Tz. 30
Stand: 22. Auflage – ET: 10/2018
Judikate jedweder Art – auch diejenigen von EGMR, EuGH und BVerfG – und das sog. Richterrecht sind keine Rechtsnormen, denn die Aufgabe der Gerichte ist die Rechtsprechung, nicht die Rechtsetzung; die Gerichte dürfen sich mithin im Hinblick auf Art. 20 Abs. 2 Satz 2 GG nicht in die Rolle einer normsetzenden Instanz begeben (h. M., z. B. BVerfG v. 12.11.1997, 1 BvR 479/92, 1 BvR 307/94, BVerfGE 96, 375; Jarass in Jarass/Pieroth, Art. 20 GG Rz. 42 m. w.

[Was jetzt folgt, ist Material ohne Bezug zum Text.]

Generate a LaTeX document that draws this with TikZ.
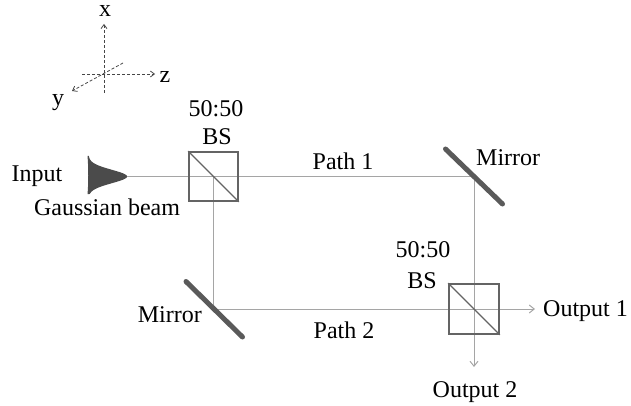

N.; a. A. Drüen in Tipke/Kruse, § 4 AO Rz. 110 ff.). Dem entspricht es, dass die Rechtskraftwirkung von Entscheidungen insbes. nur zwischen den Beteiligten des Verfahrens und deren Rechtsnachfolgern wirkt ("inter partes", § 110 Abs. 1 Satz 1 Nr. 1 FGO; s. § 110 FGO Rz. 3 ff.). Lediglich im Sonderfall des § 176 Abs. 1 AO als spezielle Ausprägung des Vertrauensschutzes (s. Rz. 9) wird eine gewisse allgemeine, über den entschiedenen Einzelfall hinausgehende rechtliche Bindung erzeugt (s. § 176 AO Rz. 1 ff.).
Tz. 31
Stand: 22. Auflage – ET: 10/2018
Von der allgemeinen Bindungswirkung von Entscheidungen des BVerfG nach § 31 Abs. 1 BVerfGG und dem Sonderfall der Entscheidungen des BVerfG mit Gesetzeskraft (§ 31 Abs. 2 BVerfGG) abgesehen binden die Entscheidungen der Gerichte – auch der FG – nur die am Prozess Beteiligten (§ 57 FGO; s. Rz. 30) in einem konkreten Einzelfall. Dies gilt auch für das einem Revisionsverfahren gem. § 122 Abs. 2 FGO beigetretene BMF. Im Hinblick darauf und auf das Gewaltenteilungsprinzip (Art. 20 Abs. 2 Satz 2 GG) ist die Finanzverwaltung daher nicht gehindert, in sog. Nichtanwendungserlassen gegenüber den nachgeordneten Behörden anzuordnen, dass Entscheidungen des BFH über den entschiedenen Einzelfall hinaus nicht anzuwenden sind. Das mag dem einen oder anderen missfallen, entspricht aber den verfassungsrechtlichen Gegebenheiten. Ebenso darf der Gesetzgeber Normen erlassen ("Nichtanwendungsgesetze"), mit denen er die höchstrichterliche Finanzrechtsprechung aushebelt und bestimmte Sachverhalte für die Zukunft anders regelt, als dies nach der Rechtsprechung geschehen müsste. Eine gewisse mittelbare Bindungswirkung entfaltet die Rechtsprechung insoweit, als ihre Außerachtlassung durch den steuerlichen Berater einen Schadenersatzanspruch gegen ihn begründen kann (z. B. BGH v. 19.12.1989, XI ZR 29/89, BB 1990, 515; KG Berlin v. 08.09.2006, 4 U 119/05, OLG-Report 2006, 1054; Drüen in Tipke/Kruse, § 4 AO Rz. 121). Die nicht zeitnahe Beachtung einer (geänderten) höchstrichterlichen Rechtsprechung kann u. U. einen Amtshaftungsanspruch aus Art. 34 GG, § 839 BGB begründen (OLG Koblenz v. 17.07.2002, 1 U 1588/01NVwZ-RR 2003, 168; Balmes/v. Collenberg, AO-StB 2003, 77; Lange, DB 2003, 360; Drüen in Tipke/Kruse, § 32 AO Rz. 15).